**EXERCISE DESCRIPTION**
Please set down all the lines beneath this one exactly, without the pictures.

▼▼▼

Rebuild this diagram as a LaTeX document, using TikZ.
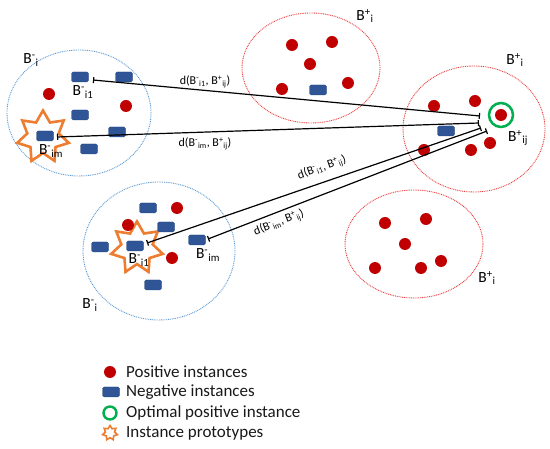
\documentclass[tikz,border=0pt]{standalone}
\usepackage{fontspec}
\setmainfont{Carlito}
\usetikzlibrary{shapes.geometric,arrows.meta}
\definecolor{posred}{RGB}{192,0,0}
\definecolor{negblue}{RGB}{47,85,151}
\definecolor{bagblue}{RGB}{91,155,213}
\definecolor{bagred}{RGB}{235,60,60}
\definecolor{optgreen}{RGB}{0,176,80}
\definecolor{protoorange}{RGB}{237,125,49}
\newcommand{\bagl}[2]{B\textsuperscript{#1}\textsubscript{#2}}
\begin{document}
\begin{tikzpicture}[x=1pt,y=-1pt,
 posinst/.style={circle,fill=posred,minimum size=12pt,inner sep=0pt},
 neginst/.style={rectangle,rounded corners=1.5pt,fill=negblue,draw=negblue!80!black,line width=0.3pt,minimum width=17pt,minimum height=10pt,inner sep=0pt},
 negbag/.style={draw=bagblue,line width=0.9pt,dash pattern=on 0.9pt off 0.9pt},
 posbag/.style={draw=bagred,line width=0.9pt,dash pattern=on 0.9pt off 0.9pt},
 proto/.style={star,star points=7,star point ratio=1.65,draw=protoorange,line width=2.6pt,minimum size=53pt,inner sep=0pt},
 opt/.style={circle,draw=optgreen,line width=2.5pt,minimum size=24pt,inner sep=0pt},
 lbl/.style={font=\fontsize{15.5}{17}\selectfont,inner sep=0pt},
 dlbl/.style={font=\fontsize{12}{14}\selectfont,inner sep=0pt},
 dist/.style={{Bar[width=6pt,line width=1.2pt]}-{Bar[width=6pt,line width=1.2pt]},line width=1.2pt},
 leg/.style={font=\fontsize{17}{19}\selectfont,anchor=west,inner sep=0pt,text=black!90}]
\useasboundingbox[fill=white] (0,0) rectangle (550,449);

% bags
\draw[negbag] (79,113) ellipse [x radius=72pt, y radius=63pt];
\draw[negbag] (159,251) ellipse [x radius=76pt, y radius=69pt];
\draw[posbag] (311,68) ellipse [x radius=69pt, y radius=55pt];
\draw[posbag] (474,129) ellipse [x radius=71pt, y radius=63pt];
\draw[posbag] (414,244) ellipse [x radius=69pt, y radius=54pt];

% prototypes
\node[proto] (s1) at (43,137) {};
\node[proto] (s2) at (137,248) {};

% top-left negative bag
\node[neginst] (n1) at (80,77) {};
\node[neginst] (n2) at (124,77) {};
\node[neginst] (n3) at (80,115) {};
\node[neginst] (n4) at (45,136) {};
\node[neginst] (n5) at (117,132) {};
\node[neginst] (n6) at (89,149) {};
\node[posinst] (p1) at (49,94) {};
\node[posinst] (p2) at (126,106) {};

% lower-left negative bag
\node[neginst] (n7) at (148,208) {};
\node[neginst] (n8) at (166,227) {};
\node[neginst] (n9) at (100,247) {};
\node[neginst] (n10) at (135,246) {};
\node[neginst] (n11) at (197,240) {};
\node[neginst] (n12) at (153,285) {};
\node[posinst] (p3) at (177,208) {};
\node[posinst] (p4) at (128,225) {};
\node[posinst] (p5) at (172,258) {};

% top-middle positive bag
\node[posinst] (p6) at (292,45) {};
\node[posinst] (p7) at (332,42) {};
\node[posinst] (p8) at (310,64) {};
\node[posinst] (p9) at (282,89) {};
\node[posinst] (p10) at (348,83) {};
\node[neginst] (n13) at (318,90) {};

% right positive bag
\node[posinst] (p11) at (434,106) {};
\node[posinst] (p12) at (475,101) {};
\node[posinst] (p13) at (424,150) {};
\node[posinst] (p14) at (471,150) {};
\node[posinst] (p15) at (490,143) {};
\node[neginst] (n14) at (446,131) {};
\node[opt] (o1) at (501,115) {};
\node[posinst] (p16) at (501,115) {};

% lower-right positive bag
\node[posinst] (p17) at (385,223) {};
\node[posinst] (p18) at (426,219) {};
\node[posinst] (p19) at (405,244) {};
\node[posinst] (p20) at (375,268) {};
\node[posinst] (p21) at (421,268) {};
\node[posinst] (p22) at (441,261) {};

% distance connectors
\coordinate (a1) at (93,80);
\coordinate (b1) at (480,116);
\coordinate (a2) at (57,137);
\coordinate (b2) at (479,123);
\coordinate (a3) at (147,243);
\coordinate (b3) at (481,128);
\coordinate (a4) at (208,239);
\coordinate (b4) at (487,131);
\draw[dist] (a1) -- (b1);
\draw[dist] (a2) -- (b2);
\draw[dist] (a3) -- (b3);
\draw[dist] (a4) -- (b4);

\node[dlbl] (d1) at (205,82) {d(\bagl{-}{i1}, \bagl{+}{ij})};
\node[dlbl] (d2) at (205,144) {d(\bagl{-}{im}, \bagl{+}{ij})};
\node[dlbl,rotate=19.5] (d3) at (322,168) {d(\bagl{-}{i1}, \bagl{+}{ij})};
\node[dlbl,rotate=21] (d4) at (279,223) {d(\bagl{-}{im}, \bagl{+}{ij})};

% bag and instance labels
\node[lbl] (l1) at (31,60) {\bagl{-}{i}};
\node[lbl] (l2) at (83,92) {\bagl{-}{i1}};
\node[lbl] (l3) at (51,151) {\bagl{-}{im}};
\node[lbl] (l4) at (365,16) {\bagl{+}{i}};
\node[lbl] (l5) at (515,60) {\bagl{+}{i}};
\node[lbl] (l6) at (518,138) {\bagl{+}{ij}};
\node[lbl] (l7) at (487,278) {\bagl{+}{i}};
\node[lbl] (l8) at (139,260) {\bagl{-}{i1}};
\node[lbl] (l9) at (208,255) {\bagl{-}{im}};
\node[lbl] (l10) at (90,305) {\bagl{-}{i}};

% legend
\node[posinst] (k1) at (110,372) {};
\node[neginst] (k2) at (111,392) {};
\node[circle,draw=optgreen,line width=2.4pt,minimum size=13pt,inner sep=0pt] (k3) at (110,413) {};
\node[star,star points=7,star point ratio=1.6,draw=protoorange,line width=1.6pt,minimum size=15pt,inner sep=0pt] (k4) at (110,433) {};
\node[leg] (t1) at (126,372) {Positive instances};
\node[leg] (t2) at (126,392) {Negative instances};
\node[leg] (t3) at (126,413) {Optimal positive instance};
\node[leg] (t4) at (126,433) {Instance prototypes};
\end{tikzpicture}
\end{document}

▲▲▲

**THE OUTPUT**
Rebuild this diagram as a LaTeX document, using TikZ.
\documentclass[tikz,border=0pt]{standalone}
\usepackage{fontspec}
\setmainfont{Carlito}
\usetikzlibrary{shapes.geometric,arrows.meta}
\definecolor{posred}{RGB}{192,0,0}
\definecolor{negblue}{RGB}{47,85,151}
\definecolor{bagblue}{RGB}{91,155,213}
\definecolor{bagred}{RGB}{235,60,60}
\definecolor{optgreen}{RGB}{0,176,80}
\definecolor{protoorange}{RGB}{237,125,49}
\newcommand{\bagl}[2]{B\textsuperscript{#1}\textsubscript{#2}}
\begin{document}
\begin{tikzpicture}[x=1pt,y=-1pt,
 posinst/.style={circle,fill=posred,minimum size=12pt,inner sep=0pt},
 neginst/.style={rectangle,rounded corners=1.5pt,fill=negblue,draw=negblue!80!black,line width=0.3pt,minimum width=17pt,minimum height=10pt,inner sep=0pt},
 negbag/.style={draw=bagblue,line width=0.9pt,dash pattern=on 0.9pt off 0.9pt},
 posbag/.style={draw=bagred,line width=0.9pt,dash pattern=on 0.9pt off 0.9pt},
 proto/.style={star,star points=7,star point ratio=1.65,draw=protoorange,line width=2.6pt,minimum size=53pt,inner sep=0pt},
 opt/.style={circle,draw=optgreen,line width=2.5pt,minimum size=24pt,inner sep=0pt},
 lbl/.style={font=\fontsize{15.5}{17}\selectfont,inner sep=0pt},
 dlbl/.style={font=\fontsize{12}{14}\selectfont,inner sep=0pt},
 dist/.style={{Bar[width=6pt,line width=1.2pt]}-{Bar[width=6pt,line width=1.2pt]},line width=1.2pt},
 leg/.style={font=\fontsize{17}{19}\selectfont,anchor=west,inner sep=0pt,text=black!90}]
\useasboundingbox[fill=white] (0,0) rectangle (550,449);

% bags
\draw[negbag] (79,113) ellipse [x radius=72pt, y radius=63pt];
\draw[negbag] (159,251) ellipse [x radius=76pt, y radius=69pt];
\draw[posbag] (311,68) ellipse [x radius=69pt, y radius=55pt];
\draw[posbag] (474,129) ellipse [x radius=71pt, y radius=63pt];
\draw[posbag] (414,244) ellipse [x radius=69pt, y radius=54pt];

% prototypes
\node[proto] (s1) at (43,137) {};
\node[proto] (s2) at (137,248) {};

% top-left negative bag
\node[neginst] (n1) at (80,77) {};
\node[neginst] (n2) at (124,77) {};
\node[neginst] (n3) at (80,115) {};
\node[neginst] (n4) at (45,136) {};
\node[neginst] (n5) at (117,132) {};
\node[neginst] (n6) at (89,149) {};
\node[posinst] (p1) at (49,94) {};
\node[posinst] (p2) at (126,106) {};

% lower-left negative bag
\node[neginst] (n7) at (148,208) {};
\node[neginst] (n8) at (166,227) {};
\node[neginst] (n9) at (100,247) {};
\node[neginst] (n10) at (135,246) {};
\node[neginst] (n11) at (197,240) {};
\node[neginst] (n12) at (153,285) {};
\node[posinst] (p3) at (177,208) {};
\node[posinst] (p4) at (128,225) {};
\node[posinst] (p5) at (172,258) {};

% top-middle positive bag
\node[posinst] (p6) at (292,45) {};
\node[posinst] (p7) at (332,42) {};
\node[posinst] (p8) at (310,64) {};
\node[posinst] (p9) at (282,89) {};
\node[posinst] (p10) at (348,83) {};
\node[neginst] (n13) at (318,90) {};

% right positive bag
\node[posinst] (p11) at (434,106) {};
\node[posinst] (p12) at (475,101) {};
\node[posinst] (p13) at (424,150) {};
\node[posinst] (p14) at (471,150) {};
\node[posinst] (p15) at (490,143) {};
\node[neginst] (n14) at (446,131) {};
\node[opt] (o1) at (501,115) {};
\node[posinst] (p16) at (501,115) {};

% lower-right positive bag
\node[posinst] (p17) at (385,223) {};
\node[posinst] (p18) at (426,219) {};
\node[posinst] (p19) at (405,244) {};
\node[posinst] (p20) at (375,268) {};
\node[posinst] (p21) at (421,268) {};
\node[posinst] (p22) at (441,261) {};

% distance connectors
\coordinate (a1) at (93,80);
\coordinate (b1) at (480,116);
\coordinate (a2) at (57,137);
\coordinate (b2) at (479,123);
\coordinate (a3) at (147,243);
\coordinate (b3) at (481,128);
\coordinate (a4) at (208,239);
\coordinate (b4) at (487,131);
\draw[dist] (a1) -- (b1);
\draw[dist] (a2) -- (b2);
\draw[dist] (a3) -- (b3);
\draw[dist] (a4) -- (b4);

\node[dlbl] (d1) at (205,82) {d(\bagl{-}{i1}, \bagl{+}{ij})};
\node[dlbl] (d2) at (205,144) {d(\bagl{-}{im}, \bagl{+}{ij})};
\node[dlbl,rotate=19.5] (d3) at (322,168) {d(\bagl{-}{i1}, \bagl{+}{ij})};
\node[dlbl,rotate=21] (d4) at (279,223) {d(\bagl{-}{im}, \bagl{+}{ij})};

% bag and instance labels
\node[lbl] (l1) at (31,60) {\bagl{-}{i}};
\node[lbl] (l2) at (83,92) {\bagl{-}{i1}};
\node[lbl] (l3) at (51,151) {\bagl{-}{im}};
\node[lbl] (l4) at (365,16) {\bagl{+}{i}};
\node[lbl] (l5) at (515,60) {\bagl{+}{i}};
\node[lbl] (l6) at (518,138) {\bagl{+}{ij}};
\node[lbl] (l7) at (487,278) {\bagl{+}{i}};
\node[lbl] (l8) at (139,260) {\bagl{-}{i1}};
\node[lbl] (l9) at (208,255) {\bagl{-}{im}};
\node[lbl] (l10) at (90,305) {\bagl{-}{i}};

% legend
\node[posinst] (k1) at (110,372) {};
\node[neginst] (k2) at (111,392) {};
\node[circle,draw=optgreen,line width=2.4pt,minimum size=13pt,inner sep=0pt] (k3) at (110,413) {};
\node[star,star points=7,star point ratio=1.6,draw=protoorange,line width=1.6pt,minimum size=15pt,inner sep=0pt] (k4) at (110,433) {};
\node[leg] (t1) at (126,372) {Positive instances};
\node[leg] (t2) at (126,392) {Negative instances};
\node[leg] (t3) at (126,413) {Optimal positive instance};
\node[leg] (t4) at (126,433) {Instance prototypes};
\end{tikzpicture}
\end{document}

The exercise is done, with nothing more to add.